Alan, this shit is for you. I hope you’re looking down and laughing or getting gruff and crabby or whatever. Don’t worry; I don’t need a sign.
Right now, I’m renting an old mansion on Baker just across the street from the Palace of Fine Arts. It’s a lovely view, not too expensive, and a few weeks ago, the landlord offered me the place right out. To be honest, though, I’m not sure I want stay here much longer.
Yesterday, I caught a tourist peeking through the ironwork gate, trying to get a closer look. I had to go out there and shoo him off. Last week, there was that Japanese family taking pictures of the swans down by the water, too. People are traveling again. Things like this are going to happen more often. I don’t like that.
Way back – before — Alan and I would pass by this same mansion on our way to or from Marina Green. There were easier ways to get there, but we liked to catch the bus up from the edge of Chinatown to Union and Pierce and walk down through the neighborhood pretending it was ours.
“This is really my place,” Alan would always stop and say. He was predictable, if he was anything. We would stare together at the ornate architecture, the ironwork and smile. “I’ve been pretending to be a poor man all along.”
“Can I live here with you?” I would ask. I was also predictable, if anything.

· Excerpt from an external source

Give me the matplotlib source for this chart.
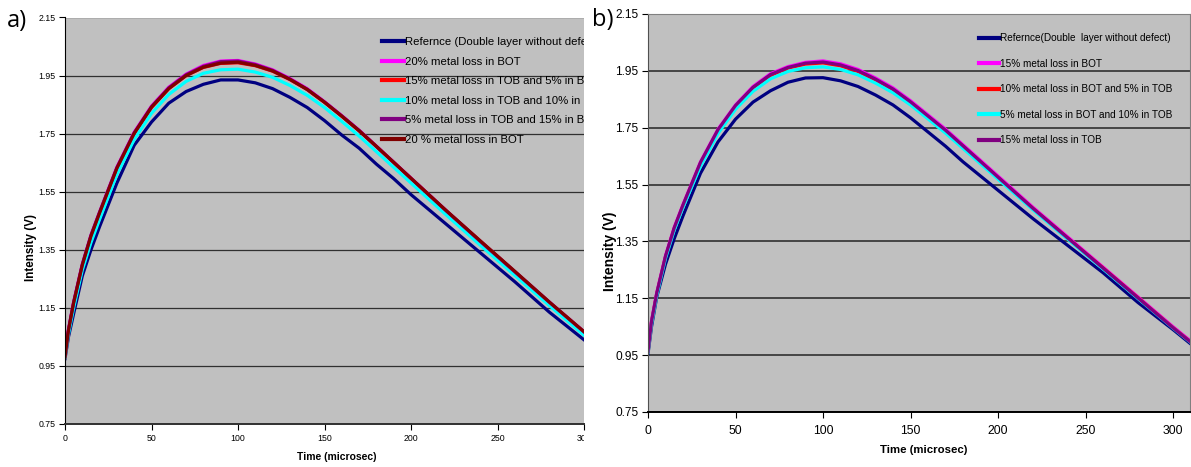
import matplotlib
matplotlib.use("Agg")
import matplotlib.pyplot as plt
from matplotlib.transforms import Bbox, TransformedBbox

#----data----
x_a = [0, 2, 5, 10, 15, 20, 30, 40, 50, 60, 70, 80, 90, 100, 110, 120, 130,
       140, 150, 160, 170, 180, 190, 200, 220, 240, 260, 280, 300]
ref_a = [0.975, 1.05, 1.13, 1.26, 1.35, 1.43, 1.58, 1.71, 1.79, 1.855, 1.895, 1.92,
         1.935, 1.935, 1.925, 1.905, 1.875, 1.84, 1.795, 1.745, 1.70, 1.645, 1.595,
         1.54, 1.44, 1.34, 1.24, 1.135, 1.04]
bot20_a = [0.985, 1.075, 1.17, 1.30, 1.40, 1.48, 1.635, 1.755, 1.845, 1.91, 1.955,
           1.985, 2.0, 2.002, 1.99, 1.97, 1.94, 1.905, 1.86, 1.812, 1.762, 1.707,
           1.652, 1.597, 1.487, 1.38, 1.275, 1.17, 1.068]
tob15_a = [0.98, 1.07, 1.165, 1.295, 1.395, 1.475, 1.63, 1.75, 1.84, 1.905, 1.95,
           1.978, 1.992, 1.994, 1.984, 1.965, 1.936, 1.902, 1.858, 1.81, 1.76, 1.706,
           1.651, 1.596, 1.486, 1.38, 1.274, 1.168, 1.066]
tob10_a = [0.98, 1.06, 1.15, 1.28, 1.375, 1.455, 1.61, 1.73, 1.82, 1.885, 1.93,
           1.958, 1.97, 1.972, 1.962, 1.944, 1.916, 1.882, 1.84, 1.792, 1.742, 1.688,
           1.634, 1.58, 1.472, 1.366, 1.262, 1.158, 1.056]
tob5_a = [0.985, 1.075, 1.17, 1.30, 1.40, 1.48, 1.633, 1.753, 1.843, 1.908, 1.953,
          1.982, 1.998, 2.0, 1.988, 1.968, 1.938, 1.903, 1.859, 1.811, 1.761, 1.706,
          1.651, 1.596, 1.486, 1.379, 1.274, 1.169, 1.067]
bot20b_a = [0.982, 1.072, 1.167, 1.297, 1.397, 1.477, 1.631, 1.751, 1.841, 1.905,
            1.95, 1.979, 1.993, 1.996, 1.985, 1.966, 1.937, 1.902, 1.858, 1.81, 1.76,
            1.706, 1.651, 1.596, 1.487, 1.381, 1.276, 1.170, 1.068]

x_b = [0, 2, 5, 10, 15, 20, 30, 40, 50, 60, 70, 80, 90, 100, 110, 120, 130, 140,
       150, 160, 170, 180, 190, 200, 220, 240, 260, 280, 300, 310]
ref_b = [0.955, 1.05, 1.155, 1.27, 1.36, 1.44, 1.59, 1.70, 1.78, 1.84, 1.88, 1.91,
         1.925, 1.926, 1.915, 1.895, 1.865, 1.83, 1.785, 1.735, 1.685, 1.63, 1.58,
         1.53, 1.43, 1.335, 1.24, 1.135, 1.04, 0.99]
bot15_b = [0.965, 1.07, 1.17, 1.30, 1.40, 1.48, 1.63, 1.745, 1.83, 1.895, 1.94,
           1.965, 1.98, 1.985, 1.975, 1.955, 1.925, 1.89, 1.845, 1.795, 1.745, 1.69,
           1.635, 1.58, 1.47, 1.365, 1.26, 1.155, 1.05, 1.0]
bot10_b = [0.962, 1.065, 1.165, 1.295, 1.395, 1.475, 1.625, 1.74, 1.825, 1.89,
           1.934, 1.96, 1.974, 1.978, 1.968, 1.948, 1.918, 1.883, 1.839, 1.789,
           1.739, 1.685, 1.63, 1.575, 1.466, 1.361, 1.257, 1.152, 1.047, 0.997]
bot5_b = [0.96, 1.06, 1.16, 1.29, 1.39, 1.47, 1.615, 1.73, 1.815, 1.878, 1.922,
          1.948, 1.961, 1.964, 1.955, 1.936, 1.907, 1.873, 1.83, 1.781, 1.731, 1.677,
          1.623, 1.569, 1.461, 1.357, 1.253, 1.149, 1.045, 0.995]
tob15_b = [0.963, 1.068, 1.168, 1.298, 1.398, 1.478, 1.628, 1.743, 1.828, 1.892,
           1.937, 1.962, 1.977, 1.981, 1.971, 1.951, 1.921, 1.886, 1.841, 1.791,
           1.741, 1.686, 1.631, 1.576, 1.466, 1.361, 1.256, 1.151, 1.046, 0.996]

labels_a = ["Refernce (Double layer without defect)", "20% metal loss in BOT",
            "15% metal loss in TOB and 5% in BOT", "10% metal loss in TOB and 10% in BOT",
            "5% metal loss in TOB and 15% in BOT", "20 % metal loss in BOT"]
labels_b = ["Refernce(Double  layer without defect)", "15% metal loss in BOT",
            "10% metal loss in BOT and 5% in TOB", "5% metal loss in BOT and 10% in TOB",
            "15% metal loss in TOB"]
colors_a = ["#000080", "#FF00FF", "#FF0000", "#00FFFF", "#800080", "#800000"]
colors_b = ["#000080", "#FF00FF", "#FF0000", "#00FFFF", "#800080"]
yticks = [0.75, 0.95, 1.15, 1.35, 1.55, 1.75, 1.95, 2.15]

REG = ["Liberation Sans", "DejaVu Sans"]

W, H = 1191, 467
fig = plt.figure(figsize=(W / 100, H / 100), dpi=100)
fig.patch.set_facecolor("white")


def px_axes(x0, y0, x1, y1):
    return fig.add_axes([x0 / W, 1 - y1 / H, (x1 - x0) / W, (y1 - y0) / H])


#----panel a----
axa = px_axes(65, 17.5, 584, 424)
axa.set_facecolor("#C0C0C0")
series_a = [ref_a, bot20_a, tob15_a, tob10_a, tob5_a, bot20b_a]
for ys, c, lab in zip(series_a, colors_a, labels_a):
    axa.plot(x_a, ys, color=c, lw=2.3, label=lab, solid_joinstyle="round")
axa.set_xlim(0, 300)
axa.set_ylim(0.75, 2.15)
axa.set_yticks(yticks)
axa.set_yticklabels(["%.2f" % v for v in yticks])
axa.set_xticks([0, 50, 100, 150, 200, 250, 300])
axa.yaxis.grid(True, color="#303030", lw=0.9)
axa.set_axisbelow(True)
for s in ["right", "top"]:
    axa.spines[s].set_visible(False)
axa.spines["left"].set_color("black")
axa.spines["bottom"].set_color("#303030")
axa.spines["bottom"].set_linewidth(1.4)
axa.tick_params(direction="out", length=4, width=0.8, labelsize=6.3, pad=3)
for t in axa.get_xticklabels() + axa.get_yticklabels():
    t.set_family(REG)
axa.set_xlabel("Time (microsec)", fontsize=7.5, fontweight="bold", family=REG)
axa.xaxis.set_label_coords(0.524, -0.07)
axa.set_ylabel("Intensity (V)", fontsize=8.4, fontweight="bold", family=REG)
axa.yaxis.set_label_coords(-0.054, 0.435)

clip_a = TransformedBbox(Bbox([[0, 0], [584 / W, 1]]), fig.transFigure)
for t in axa.get_xticklabels():
    t.set_clip_box(clip_a)
    t.set_clip_on(True)

leg_a = axa.legend(loc="upper left", bbox_to_anchor=(0.611, 0.951), frameon=False,
                   borderaxespad=0, borderpad=0, handlelength=1.9, handletextpad=0.15,
                   labelspacing=0.83, prop={"family": REG, "size": 8.2})
for ln in leg_a.get_lines():
    ln.set_linewidth(3)
for t in leg_a.get_texts():
    t.set_clip_box(clip_a)
    t.set_clip_on(True)

#----panel b----
axb = px_axes(648, 14, 1190, 412)
axb.set_facecolor("#C0C0C0")
series_b = [ref_b, bot15_b, bot10_b, bot5_b, tob15_b]
for ys, c, lab in zip(series_b, colors_b, labels_b):
    axb.plot(x_b, ys, color=c, lw=2.3, label=lab, solid_joinstyle="round")
axb.set_xlim(0, 309.7)
axb.set_ylim(0.75, 2.15)
axb.set_yticks(yticks)
axb.set_yticklabels(["%.2f" % v for v in yticks])
axb.set_xticks([0, 50, 100, 150, 200, 250, 300])
axb.yaxis.grid(True, color="#303030", lw=1.2)
axb.set_axisbelow(True)
for s in ["right", "top"]:
    axb.spines[s].set_color("#808080")
axb.spines["left"].set_color("#505050")
axb.spines["bottom"].set_color("black")
axb.spines["bottom"].set_linewidth(1.4)
axb.tick_params(direction="out", length=4, width=0.8)
axb.tick_params(axis="y", labelsize=8.6, pad=3)
axb.tick_params(axis="x", labelsize=8.8, pad=5)
for t in axb.get_xticklabels() + axb.get_yticklabels():
    t.set_family(REG)
axb.set_xlabel("Time (microsec)", fontsize=8.2, fontweight="bold", family=REG)
axb.xaxis.set_label_coords(0.509, -0.083)
axb.set_ylabel("Intensity (V)", fontsize=10, fontweight="bold", family=REG)
axb.yaxis.set_label_coords(-0.058, 0.405)

leg_b = axb.legend(loc="upper left", bbox_to_anchor=(0.611, 0.952), frameon=False,
                   borderaxespad=0, borderpad=0, handlelength=2.0, handletextpad=0.1,
                   labelspacing=1.55, prop={"family": REG, "size": 7.2})
for ln in leg_b.get_lines():
    ln.set_linewidth(3)

#----panel letters----
fig.text(7 / W, 1 - 21 / H, "a)", fontsize=17, family=["Open Sans", "DejaVu Sans"],
         va="center", ha="left")
fig.text(592 / W, 1 - 20 / H, "b)", fontsize=17, family=["Open Sans", "DejaVu Sans"],
         va="center", ha="left")

fig.savefig("out.png", dpi=100, facecolor="white")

Alan would take my hand in his. “Nope.”
“What about in the dog house out back?”
“No way. That’s where the dog lives.”
“Oh.”
There aren’t any dogs anymore, though.
It turns out, the same thing hit them as hit us. At least that’s what the scientists said, even if they couldn’t explain it, so many of them went down with the ship. We know the virus was harder on the dogs because, at least there are still some of us humans left around.